:: GIVEN MATERIAL ::

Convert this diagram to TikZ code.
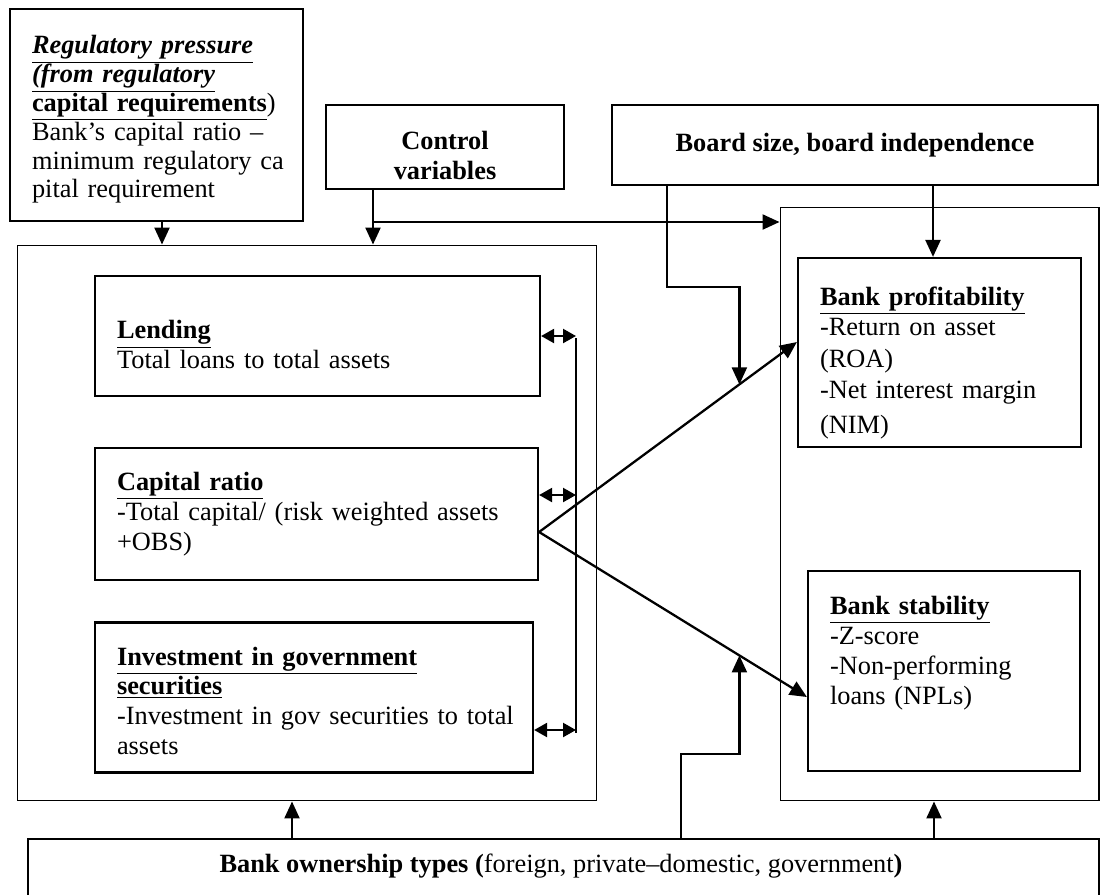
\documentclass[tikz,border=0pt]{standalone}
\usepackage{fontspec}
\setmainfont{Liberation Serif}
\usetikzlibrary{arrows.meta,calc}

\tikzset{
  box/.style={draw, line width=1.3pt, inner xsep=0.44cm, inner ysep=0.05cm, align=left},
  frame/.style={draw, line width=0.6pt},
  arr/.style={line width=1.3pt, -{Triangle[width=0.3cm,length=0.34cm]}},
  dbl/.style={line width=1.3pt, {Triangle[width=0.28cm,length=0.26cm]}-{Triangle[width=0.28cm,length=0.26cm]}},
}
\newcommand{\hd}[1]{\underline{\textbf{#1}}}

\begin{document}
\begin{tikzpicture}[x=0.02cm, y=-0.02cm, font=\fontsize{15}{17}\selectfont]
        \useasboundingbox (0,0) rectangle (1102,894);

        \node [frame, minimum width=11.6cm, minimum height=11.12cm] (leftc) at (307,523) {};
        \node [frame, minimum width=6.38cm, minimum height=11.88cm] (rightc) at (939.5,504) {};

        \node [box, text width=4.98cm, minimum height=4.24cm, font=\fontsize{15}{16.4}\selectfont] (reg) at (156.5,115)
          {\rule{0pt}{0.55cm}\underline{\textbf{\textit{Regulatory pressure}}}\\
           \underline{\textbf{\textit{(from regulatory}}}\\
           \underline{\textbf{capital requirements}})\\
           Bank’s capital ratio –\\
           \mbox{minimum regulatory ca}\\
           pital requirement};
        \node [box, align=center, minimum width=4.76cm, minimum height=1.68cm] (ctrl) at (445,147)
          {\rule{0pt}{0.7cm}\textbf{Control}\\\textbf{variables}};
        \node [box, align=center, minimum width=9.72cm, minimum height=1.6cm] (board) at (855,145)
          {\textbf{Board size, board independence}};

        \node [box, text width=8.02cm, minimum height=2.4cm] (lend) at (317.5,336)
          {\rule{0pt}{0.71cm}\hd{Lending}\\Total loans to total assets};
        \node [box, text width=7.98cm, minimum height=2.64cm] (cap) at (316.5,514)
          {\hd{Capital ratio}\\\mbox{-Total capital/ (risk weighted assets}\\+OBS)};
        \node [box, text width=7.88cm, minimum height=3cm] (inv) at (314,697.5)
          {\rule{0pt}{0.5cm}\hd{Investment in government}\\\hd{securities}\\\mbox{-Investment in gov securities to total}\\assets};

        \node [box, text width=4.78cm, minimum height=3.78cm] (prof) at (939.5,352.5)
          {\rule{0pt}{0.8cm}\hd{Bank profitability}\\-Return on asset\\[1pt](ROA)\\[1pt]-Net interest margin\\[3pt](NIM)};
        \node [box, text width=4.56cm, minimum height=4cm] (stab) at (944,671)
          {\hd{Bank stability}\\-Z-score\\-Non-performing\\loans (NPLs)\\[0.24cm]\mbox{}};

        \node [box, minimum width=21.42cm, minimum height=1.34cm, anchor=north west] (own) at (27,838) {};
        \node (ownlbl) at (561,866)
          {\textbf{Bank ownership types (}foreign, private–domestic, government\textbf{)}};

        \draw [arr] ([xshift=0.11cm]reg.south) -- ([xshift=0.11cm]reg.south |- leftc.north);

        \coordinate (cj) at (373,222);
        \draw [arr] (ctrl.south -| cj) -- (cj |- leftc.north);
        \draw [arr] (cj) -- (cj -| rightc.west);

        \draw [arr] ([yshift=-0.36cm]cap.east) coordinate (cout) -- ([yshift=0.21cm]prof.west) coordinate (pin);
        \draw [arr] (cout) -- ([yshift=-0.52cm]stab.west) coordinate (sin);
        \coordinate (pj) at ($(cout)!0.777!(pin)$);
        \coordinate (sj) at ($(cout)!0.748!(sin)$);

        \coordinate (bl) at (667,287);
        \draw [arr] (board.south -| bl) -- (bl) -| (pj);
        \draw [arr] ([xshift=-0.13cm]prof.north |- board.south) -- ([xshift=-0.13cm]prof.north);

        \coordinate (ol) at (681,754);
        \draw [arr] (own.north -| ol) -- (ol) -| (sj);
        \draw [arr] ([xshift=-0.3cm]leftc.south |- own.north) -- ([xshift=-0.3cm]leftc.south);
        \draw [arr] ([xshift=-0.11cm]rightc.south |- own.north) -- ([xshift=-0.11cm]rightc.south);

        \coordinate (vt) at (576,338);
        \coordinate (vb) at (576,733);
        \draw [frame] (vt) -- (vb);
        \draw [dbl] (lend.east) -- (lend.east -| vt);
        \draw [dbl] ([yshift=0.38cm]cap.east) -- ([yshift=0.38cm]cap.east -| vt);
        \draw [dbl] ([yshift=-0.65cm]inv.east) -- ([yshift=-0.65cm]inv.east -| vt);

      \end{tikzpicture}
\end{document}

:::

EXERCISE BRIEF:
Copy each line exactly, and leave the pictures out of your copy.

ANSWER BELOW:
Convert this diagram to TikZ code.
\documentclass[tikz,border=0pt]{standalone}
\usepackage{fontspec}
\setmainfont{Liberation Serif}
\usetikzlibrary{arrows.meta,calc}

\tikzset{
  box/.style={draw, line width=1.3pt, inner xsep=0.44cm, inner ysep=0.05cm, align=left},
  frame/.style={draw, line width=0.6pt},
  arr/.style={line width=1.3pt, -{Triangle[width=0.3cm,length=0.34cm]}},
  dbl/.style={line width=1.3pt, {Triangle[width=0.28cm,length=0.26cm]}-{Triangle[width=0.28cm,length=0.26cm]}},
}
\newcommand{\hd}[1]{\underline{\textbf{#1}}}

\begin{document}
\begin{tikzpicture}[x=0.02cm, y=-0.02cm, font=\fontsize{15}{17}\selectfont]
        \useasboundingbox (0,0) rectangle (1102,894);

        \node [frame, minimum width=11.6cm, minimum height=11.12cm] (leftc) at (307,523) {};
        \node [frame, minimum width=6.38cm, minimum height=11.88cm] (rightc) at (939.5,504) {};

        \node [box, text width=4.98cm, minimum height=4.24cm, font=\fontsize{15}{16.4}\selectfont] (reg) at (156.5,115)
          {\rule{0pt}{0.55cm}\underline{\textbf{\textit{Regulatory pressure}}}\\
           \underline{\textbf{\textit{(from regulatory}}}\\
           \underline{\textbf{capital requirements}})\\
           Bank’s capital ratio –\\
           \mbox{minimum regulatory ca}\\
           pital requirement};
        \node [box, align=center, minimum width=4.76cm, minimum height=1.68cm] (ctrl) at (445,147)
          {\rule{0pt}{0.7cm}\textbf{Control}\\\textbf{variables}};
        \node [box, align=center, minimum width=9.72cm, minimum height=1.6cm] (board) at (855,145)
          {\textbf{Board size, board independence}};

        \node [box, text width=8.02cm, minimum height=2.4cm] (lend) at (317.5,336)
          {\rule{0pt}{0.71cm}\hd{Lending}\\Total loans to total assets};
        \node [box, text width=7.98cm, minimum height=2.64cm] (cap) at (316.5,514)
          {\hd{Capital ratio}\\\mbox{-Total capital/ (risk weighted assets}\\+OBS)};
        \node [box, text width=7.88cm, minimum height=3cm] (inv) at (314,697.5)
          {\rule{0pt}{0.5cm}\hd{Investment in government}\\\hd{securities}\\\mbox{-Investment in gov securities to total}\\assets};

        \node [box, text width=4.78cm, minimum height=3.78cm] (prof) at (939.5,352.5)
          {\rule{0pt}{0.8cm}\hd{Bank profitability}\\-Return on asset\\[1pt](ROA)\\[1pt]-Net interest margin\\[3pt](NIM)};
        \node [box, text width=4.56cm, minimum height=4cm] (stab) at (944,671)
          {\hd{Bank stability}\\-Z-score\\-Non-performing\\loans (NPLs)\\[0.24cm]\mbox{}};

        \node [box, minimum width=21.42cm, minimum height=1.34cm, anchor=north west] (own) at (27,838) {};
        \node (ownlbl) at (561,866)
          {\textbf{Bank ownership types (}foreign, private–domestic, government\textbf{)}};

        \draw [arr] ([xshift=0.11cm]reg.south) -- ([xshift=0.11cm]reg.south |- leftc.north);

        \coordinate (cj) at (373,222);
        \draw [arr] (ctrl.south -| cj) -- (cj |- leftc.north);
        \draw [arr] (cj) -- (cj -| rightc.west);

        \draw [arr] ([yshift=-0.36cm]cap.east) coordinate (cout) -- ([yshift=0.21cm]prof.west) coordinate (pin);
        \draw [arr] (cout) -- ([yshift=-0.52cm]stab.west) coordinate (sin);
        \coordinate (pj) at ($(cout)!0.777!(pin)$);
        \coordinate (sj) at ($(cout)!0.748!(sin)$);

        \coordinate (bl) at (667,287);
        \draw [arr] (board.south -| bl) -- (bl) -| (pj);
        \draw [arr] ([xshift=-0.13cm]prof.north |- board.south) -- ([xshift=-0.13cm]prof.north);

        \coordinate (ol) at (681,754);
        \draw [arr] (own.north -| ol) -- (ol) -| (sj);
        \draw [arr] ([xshift=-0.3cm]leftc.south |- own.north) -- ([xshift=-0.3cm]leftc.south);
        \draw [arr] ([xshift=-0.11cm]rightc.south |- own.north) -- ([xshift=-0.11cm]rightc.south);

        \coordinate (vt) at (576,338);
        \coordinate (vb) at (576,733);
        \draw [frame] (vt) -- (vb);
        \draw [dbl] (lend.east) -- (lend.east -| vt);
        \draw [dbl] ([yshift=0.38cm]cap.east) -- ([yshift=0.38cm]cap.east -| vt);
        \draw [dbl] ([yshift=-0.65cm]inv.east) -- ([yshift=-0.65cm]inv.east -| vt);

      \end{tikzpicture}
\end{document}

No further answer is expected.